• **WORK TO DO**
It is required that the lines from the top of the listing through the line with "23.58, 24.25, 24.85];" be reproduced exactly, excluding pictures.

• **DATA SHOWN**
▬▬▬▬▬▬
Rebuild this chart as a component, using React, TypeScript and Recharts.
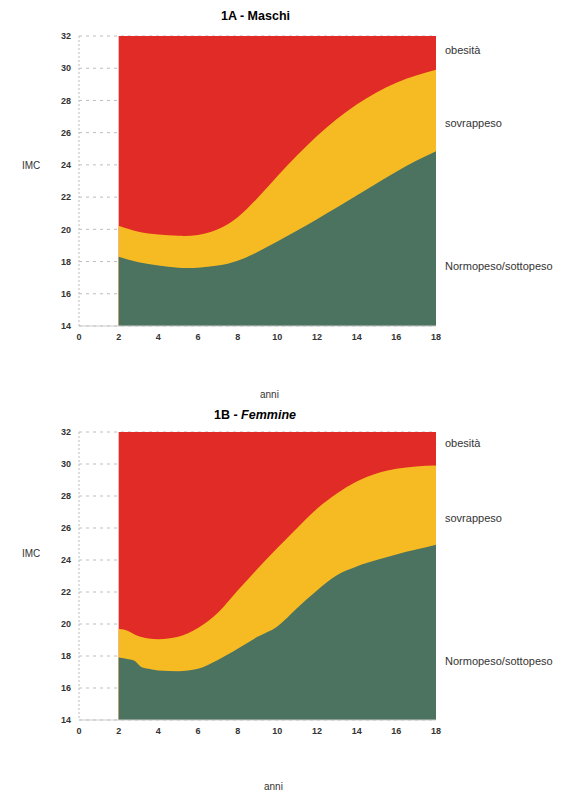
import { ComposedChart, Area, XAxis, YAxis, CartesianGrid, ReferenceArea } from 'recharts';

// Dati (IMC per età)
const etaMaschi = [2, 3, 4, 5, 6, 7, 8, 9, 10, 11, 12, 13, 14, 15, 16, 17, 18];
const obesitaMaschi = [20.22, 19.85, 19.68, 19.6, 19.65, 20.0, 20.75, 21.95, 23.3, 24.6, 25.8, 26.85, 27.75, 28.5, 29.1, 29.55, 29.9];
const sovrappesoMaschi = [18.3, 17.95, 17.75, 17.62, 17.62, 17.75, 18.05, 18.6, 19.25, 19.93, 20.63, 21.35, 22.1, 22.85, 23.58, 24.25, 24.85];

const etaFemmine = [2, 2.5, 2.8, 3.1, 3.5, 4, 5, 6, 7, 8, 9, 10, 11, 12, 13, 14, 15, 16, 17, 18];
const obesitaFemmine = [19.7, 19.55, 19.35, 19.2, 19.1, 19.05, 19.2, 19.75, 20.7, 22.1, 23.45, 24.75, 26.0, 27.2, 28.15, 28.9, 29.4, 29.7, 29.85, 29.9];
const sovrappesoFemmine = [17.9, 17.8, 17.7, 17.35, 17.2, 17.1, 17.05, 17.2, 17.75, 18.45, 19.2, 19.85, 21.0, 22.1, 23.05, 23.6, 24.0, 24.35, 24.65, 24.95];

const xTicks = [0, 2, 4, 6, 8, 10, 12, 14, 16, 18];
const yTicks = [14, 16, 18, 20, 22, 24, 26, 28, 30, 32];

const RED = '#e12b27';
const YELLOW = '#f6bb22';
const GREEN = '#4c7360';
const FONT = '"Liberation Sans", Arial, sans-serif';

const tickStyle = { fontSize: 9, fill: '#333', fontFamily: FONT, fontWeight: 700 };

type Props = { eta: number[]; obesita: number[]; sovrappeso: number[]; height: number; curve: 'natural' | 'monotone' };

const BmiChart = ({ eta, obesita, sovrappeso, height, curve }: Props) => {
    const data = eta.map((e, i) => ({ eta: e, obe: obesita[i], sov: sovrappeso[i] }));
    return (
        <ComposedChart width={550} height={height} data={data} margin={{ top: 28, right: 122, bottom: 32, left: 0 }}>
            <CartesianGrid horizontal vertical={false} stroke="#bdbdbd" strokeDasharray="3 4" />
            <XAxis type="number" dataKey="eta" domain={[0, 18]} ticks={xTicks} tick={tickStyle}
                tickLine={false} axisLine={{ stroke: '#ccc' }} interval={0} />
            <YAxis type="number" domain={[14, 32]} ticks={yTicks} tick={tickStyle} width={71}
                tickLine={false} axisLine={{ stroke: '#bbb', strokeDasharray: '2 2' }} interval={0} />
            <ReferenceArea x1={2} x2={18} y1={14} y2={32} fill={RED} fillOpacity={1} stroke="none" />
            <Area type={curve} dataKey="obe" fill={YELLOW} fillOpacity={1} stroke="none" isAnimationActive={false} />
            <Area type={curve} dataKey="sov" fill={GREEN} fillOpacity={1} stroke="none" isAnimationActive={false} />
        </ComposedChart>
    );
};

const lbl = (left: number, top: number, text: string, size = 11) => (
    <div style={{ position: 'absolute', left, top, fontSize: size, fontFamily: FONT, color: '#333', lineHeight: 1, whiteSpace: 'nowrap' }}>{text}</div>
);

export default function App() {
    return (
        <div style={{ position: 'relative', width: 558, height: 785, fontFamily: FONT }}>
            <div style={{ position: 'absolute', left: 0, top: 0 }}>
                <BmiChart eta={etaMaschi} obesita={obesitaMaschi} sovrappeso={sovrappesoMaschi} height={380} curve="natural" />
            </div>
            <div style={{ position: 'absolute', left: 0, top: 396 }}>
                <BmiChart eta={etaFemmine} obesita={obesitaFemmine} sovrappeso={sovrappesoFemmine} height={378} curve="monotone" />
            </div>

            <div style={{ position: 'absolute', left: 213, top: 1, fontSize: 12.5, fontWeight: 700, fontFamily: FONT }}>1A - Maschi</div>
            <div style={{ position: 'absolute', left: 206, top: 400, fontSize: 12.5, fontWeight: 700, fontFamily: FONT }}>
                1B - <i>Femmine</i>
            </div>

            {lbl(14, 153, 'IMC', 10)}
            {lbl(14, 541, 'IMC', 10)}
            {lbl(252, 382, 'anni', 10)}
            {lbl(256, 774, 'anni', 10)}

            {lbl(437, 37, 'obesità')}
            {lbl(437, 110, 'sovrappeso')}
            {lbl(437, 253, 'Normopeso/sottopeso')}
            {lbl(437, 430, 'obesità')}
            {lbl(437, 505, 'sovrappeso')}
            {lbl(437, 648, 'Normopeso/sottopeso')}
        </div>
    );
}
▬▬▬▬▬▬
• **RIGHT ANSWER**
Rebuild this chart as a component, using React, TypeScript and Recharts.
import { ComposedChart, Area, XAxis, YAxis, CartesianGrid, ReferenceArea } from 'recharts';

// Dati (IMC per età)
const etaMaschi = [2, 3, 4, 5, 6, 7, 8, 9, 10, 11, 12, 13, 14, 15, 16, 17, 18];
const obesitaMaschi = [20.22, 19.85, 19.68, 19.6, 19.65, 20.0, 20.75, 21.95, 23.3, 24.6, 25.8, 26.85, 27.75, 28.5, 29.1, 29.55, 29.9];
const sovrappesoMaschi = [18.3, 17.95, 17.75, 17.62, 17.62, 17.75, 18.05, 18.6, 19.25, 19.93, 20.63, 21.35, 22.1, 22.85, 23.58, 24.25, 24.85];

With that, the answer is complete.